* _Problem details_: Repeat the data word for word. Do not include the pictures.
*** Source data
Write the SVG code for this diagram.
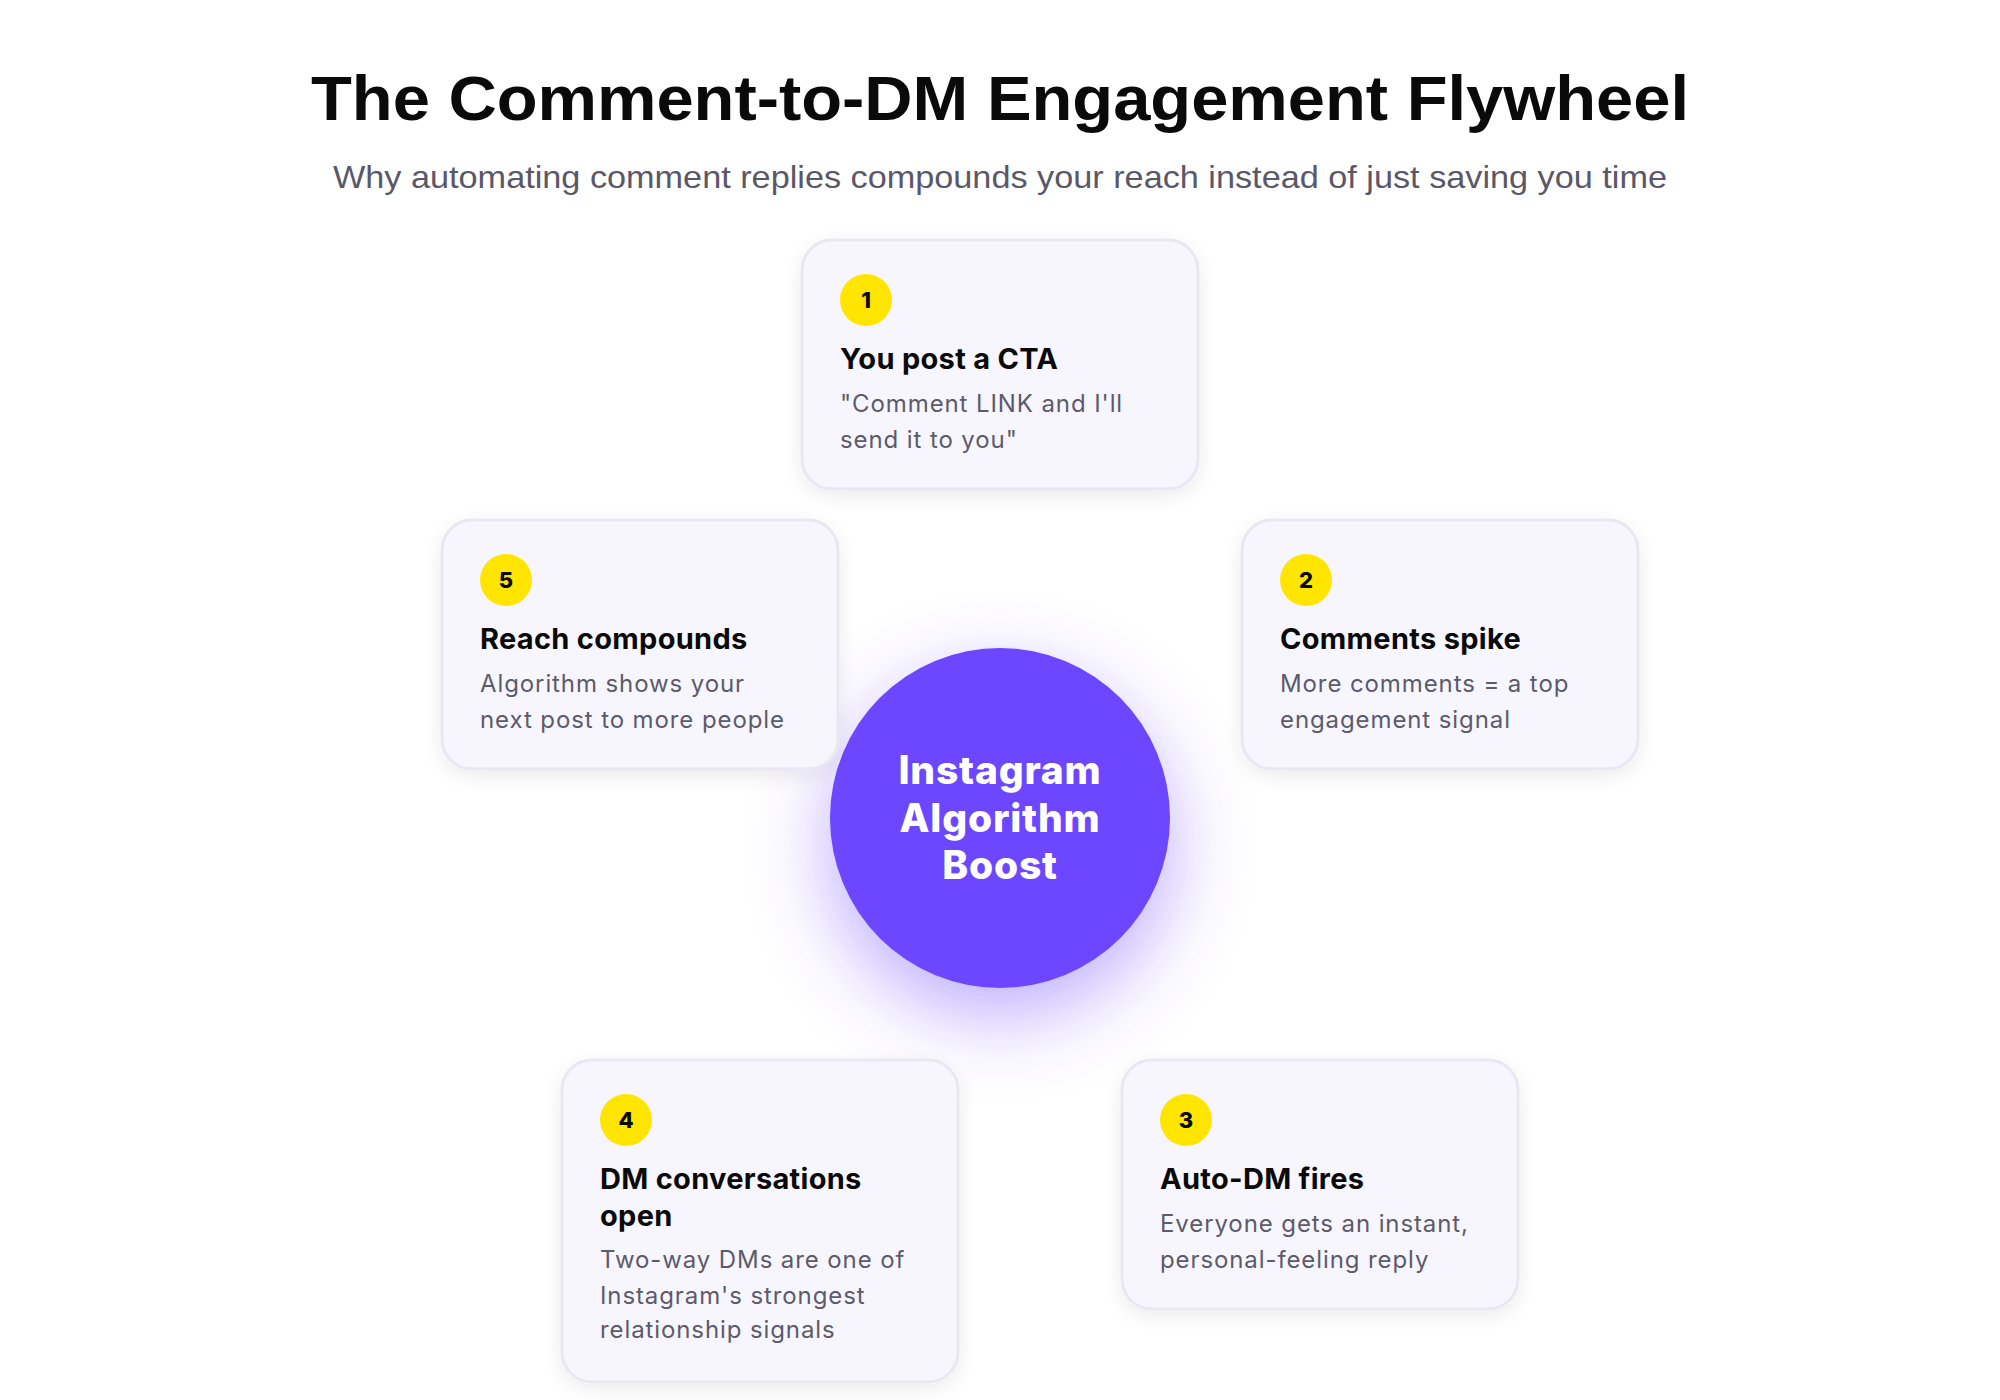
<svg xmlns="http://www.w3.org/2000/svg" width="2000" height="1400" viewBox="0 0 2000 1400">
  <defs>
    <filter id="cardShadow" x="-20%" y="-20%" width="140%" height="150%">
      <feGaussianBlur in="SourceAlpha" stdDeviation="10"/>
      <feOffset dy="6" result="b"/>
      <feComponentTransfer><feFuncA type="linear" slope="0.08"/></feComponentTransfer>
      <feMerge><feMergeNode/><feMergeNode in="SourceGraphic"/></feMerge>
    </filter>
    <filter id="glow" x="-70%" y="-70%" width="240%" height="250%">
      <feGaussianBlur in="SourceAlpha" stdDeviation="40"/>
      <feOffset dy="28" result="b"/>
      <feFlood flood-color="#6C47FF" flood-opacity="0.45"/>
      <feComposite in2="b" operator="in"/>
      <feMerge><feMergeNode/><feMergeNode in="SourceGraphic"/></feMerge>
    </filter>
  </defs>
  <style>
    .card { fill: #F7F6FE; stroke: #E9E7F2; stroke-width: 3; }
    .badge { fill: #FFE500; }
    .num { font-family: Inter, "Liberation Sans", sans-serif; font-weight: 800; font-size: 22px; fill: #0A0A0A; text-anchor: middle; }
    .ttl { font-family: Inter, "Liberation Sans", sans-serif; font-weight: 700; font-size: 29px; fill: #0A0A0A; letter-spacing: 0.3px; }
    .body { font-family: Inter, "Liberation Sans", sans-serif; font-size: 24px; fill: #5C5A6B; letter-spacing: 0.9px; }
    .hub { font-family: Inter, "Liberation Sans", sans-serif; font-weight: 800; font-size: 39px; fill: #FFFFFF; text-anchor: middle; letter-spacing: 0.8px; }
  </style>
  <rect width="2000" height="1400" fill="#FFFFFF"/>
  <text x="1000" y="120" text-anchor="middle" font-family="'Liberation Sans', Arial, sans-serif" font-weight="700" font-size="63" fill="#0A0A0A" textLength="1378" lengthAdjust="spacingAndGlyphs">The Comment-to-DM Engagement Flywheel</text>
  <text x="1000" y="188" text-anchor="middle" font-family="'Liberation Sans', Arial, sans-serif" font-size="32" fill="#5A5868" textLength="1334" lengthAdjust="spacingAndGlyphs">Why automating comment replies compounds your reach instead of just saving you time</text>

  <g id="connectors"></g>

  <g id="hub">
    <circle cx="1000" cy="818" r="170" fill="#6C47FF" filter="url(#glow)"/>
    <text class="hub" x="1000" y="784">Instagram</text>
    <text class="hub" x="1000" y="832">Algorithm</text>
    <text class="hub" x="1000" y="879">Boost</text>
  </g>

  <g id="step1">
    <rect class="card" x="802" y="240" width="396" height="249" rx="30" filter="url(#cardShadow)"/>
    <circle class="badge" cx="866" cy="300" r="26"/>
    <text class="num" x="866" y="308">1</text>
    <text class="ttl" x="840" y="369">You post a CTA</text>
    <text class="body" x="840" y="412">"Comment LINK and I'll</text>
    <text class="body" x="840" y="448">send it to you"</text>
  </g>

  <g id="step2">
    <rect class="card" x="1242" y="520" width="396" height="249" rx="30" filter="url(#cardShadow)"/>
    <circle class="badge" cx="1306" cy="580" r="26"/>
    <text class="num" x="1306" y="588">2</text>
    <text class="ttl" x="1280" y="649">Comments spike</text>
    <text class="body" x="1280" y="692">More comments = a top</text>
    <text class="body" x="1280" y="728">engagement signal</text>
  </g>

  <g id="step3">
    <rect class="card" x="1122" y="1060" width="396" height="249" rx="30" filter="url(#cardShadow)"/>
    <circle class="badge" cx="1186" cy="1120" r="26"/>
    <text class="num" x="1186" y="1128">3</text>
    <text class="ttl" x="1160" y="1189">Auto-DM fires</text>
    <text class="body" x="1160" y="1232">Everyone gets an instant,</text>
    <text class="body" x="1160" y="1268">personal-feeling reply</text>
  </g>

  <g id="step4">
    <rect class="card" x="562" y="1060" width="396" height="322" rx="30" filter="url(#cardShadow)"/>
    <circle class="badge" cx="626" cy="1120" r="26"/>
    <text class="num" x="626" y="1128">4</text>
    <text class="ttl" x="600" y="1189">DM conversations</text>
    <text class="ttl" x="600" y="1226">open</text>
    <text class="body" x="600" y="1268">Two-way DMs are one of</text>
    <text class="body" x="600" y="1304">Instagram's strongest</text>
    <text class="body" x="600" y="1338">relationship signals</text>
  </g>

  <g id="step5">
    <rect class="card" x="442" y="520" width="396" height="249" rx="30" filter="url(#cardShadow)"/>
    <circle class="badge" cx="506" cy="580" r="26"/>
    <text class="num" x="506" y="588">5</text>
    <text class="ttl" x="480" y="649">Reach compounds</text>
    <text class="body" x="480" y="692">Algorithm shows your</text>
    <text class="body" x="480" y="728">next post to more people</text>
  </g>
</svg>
******
* _Response to the task_:
Write the SVG code for this diagram.
<svg xmlns="http://www.w3.org/2000/svg" width="2000" height="1400" viewBox="0 0 2000 1400">
  <defs>
    <filter id="cardShadow" x="-20%" y="-20%" width="140%" height="150%">
      <feGaussianBlur in="SourceAlpha" stdDeviation="10"/>
      <feOffset dy="6" result="b"/>
      <feComponentTransfer><feFuncA type="linear" slope="0.08"/></feComponentTransfer>
      <feMerge><feMergeNode/><feMergeNode in="SourceGraphic"/></feMerge>
    </filter>
    <filter id="glow" x="-70%" y="-70%" width="240%" height="250%">
      <feGaussianBlur in="SourceAlpha" stdDeviation="40"/>
      <feOffset dy="28" result="b"/>
      <feFlood flood-color="#6C47FF" flood-opacity="0.45"/>
      <feComposite in2="b" operator="in"/>
      <feMerge><feMergeNode/><feMergeNode in="SourceGraphic"/></feMerge>
    </filter>
  </defs>
  <style>
    .card { fill: #F7F6FE; stroke: #E9E7F2; stroke-width: 3; }
    .badge { fill: #FFE500; }
    .num { font-family: Inter, "Liberation Sans", sans-serif; font-weight: 800; font-size: 22px; fill: #0A0A0A; text-anchor: middle; }
    .ttl { font-family: Inter, "Liberation Sans", sans-serif; font-weight: 700; font-size: 29px; fill: #0A0A0A; letter-spacing: 0.3px; }
    .body { font-family: Inter, "Liberation Sans", sans-serif; font-size: 24px; fill: #5C5A6B; letter-spacing: 0.9px; }
    .hub { font-family: Inter, "Liberation Sans", sans-serif; font-weight: 800; font-size: 39px; fill: #FFFFFF; text-anchor: middle; letter-spacing: 0.8px; }
  </style>
  <rect width="2000" height="1400" fill="#FFFFFF"/>
  <text x="1000" y="120" text-anchor="middle" font-family="'Liberation Sans', Arial, sans-serif" font-weight="700" font-size="63" fill="#0A0A0A" textLength="1378" lengthAdjust="spacingAndGlyphs">The Comment-to-DM Engagement Flywheel</text>
  <text x="1000" y="188" text-anchor="middle" font-family="'Liberation Sans', Arial, sans-serif" font-size="32" fill="#5A5868" textLength="1334" lengthAdjust="spacingAndGlyphs">Why automating comment replies compounds your reach instead of just saving you time</text>

  <g id="connectors"></g>

  <g id="hub">
    <circle cx="1000" cy="818" r="170" fill="#6C47FF" filter="url(#glow)"/>
    <text class="hub" x="1000" y="784">Instagram</text>
    <text class="hub" x="1000" y="832">Algorithm</text>
    <text class="hub" x="1000" y="879">Boost</text>
  </g>

  <g id="step1">
    <rect class="card" x="802" y="240" width="396" height="249" rx="30" filter="url(#cardShadow)"/>
    <circle class="badge" cx="866" cy="300" r="26"/>
    <text class="num" x="866" y="308">1</text>
    <text class="ttl" x="840" y="369">You post a CTA</text>
    <text class="body" x="840" y="412">"Comment LINK and I'll</text>
    <text class="body" x="840" y="448">send it to you"</text>
  </g>

  <g id="step2">
    <rect class="card" x="1242" y="520" width="396" height="249" rx="30" filter="url(#cardShadow)"/>
    <circle class="badge" cx="1306" cy="580" r="26"/>
    <text class="num" x="1306" y="588">2</text>
    <text class="ttl" x="1280" y="649">Comments spike</text>
    <text class="body" x="1280" y="692">More comments = a top</text>
    <text class="body" x="1280" y="728">engagement signal</text>
  </g>

  <g id="step3">
    <rect class="card" x="1122" y="1060" width="396" height="249" rx="30" filter="url(#cardShadow)"/>
    <circle class="badge" cx="1186" cy="1120" r="26"/>
    <text class="num" x="1186" y="1128">3</text>
    <text class="ttl" x="1160" y="1189">Auto-DM fires</text>
    <text class="body" x="1160" y="1232">Everyone gets an instant,</text>
    <text class="body" x="1160" y="1268">personal-feeling reply</text>
  </g>

  <g id="step4">
    <rect class="card" x="562" y="1060" width="396" height="322" rx="30" filter="url(#cardShadow)"/>
    <circle class="badge" cx="626" cy="1120" r="26"/>
    <text class="num" x="626" y="1128">4</text>
    <text class="ttl" x="600" y="1189">DM conversations</text>
    <text class="ttl" x="600" y="1226">open</text>
    <text class="body" x="600" y="1268">Two-way DMs are one of</text>
    <text class="body" x="600" y="1304">Instagram's strongest</text>
    <text class="body" x="600" y="1338">relationship signals</text>
  </g>

  <g id="step5">
    <rect class="card" x="442" y="520" width="396" height="249" rx="30" filter="url(#cardShadow)"/>
    <circle class="badge" cx="506" cy="580" r="26"/>
    <text class="num" x="506" y="588">5</text>
    <text class="ttl" x="480" y="649">Reach compounds</text>
    <text class="body" x="480" y="692">Algorithm shows your</text>
    <text class="body" x="480" y="728">next post to more people</text>
  </g>
</svg>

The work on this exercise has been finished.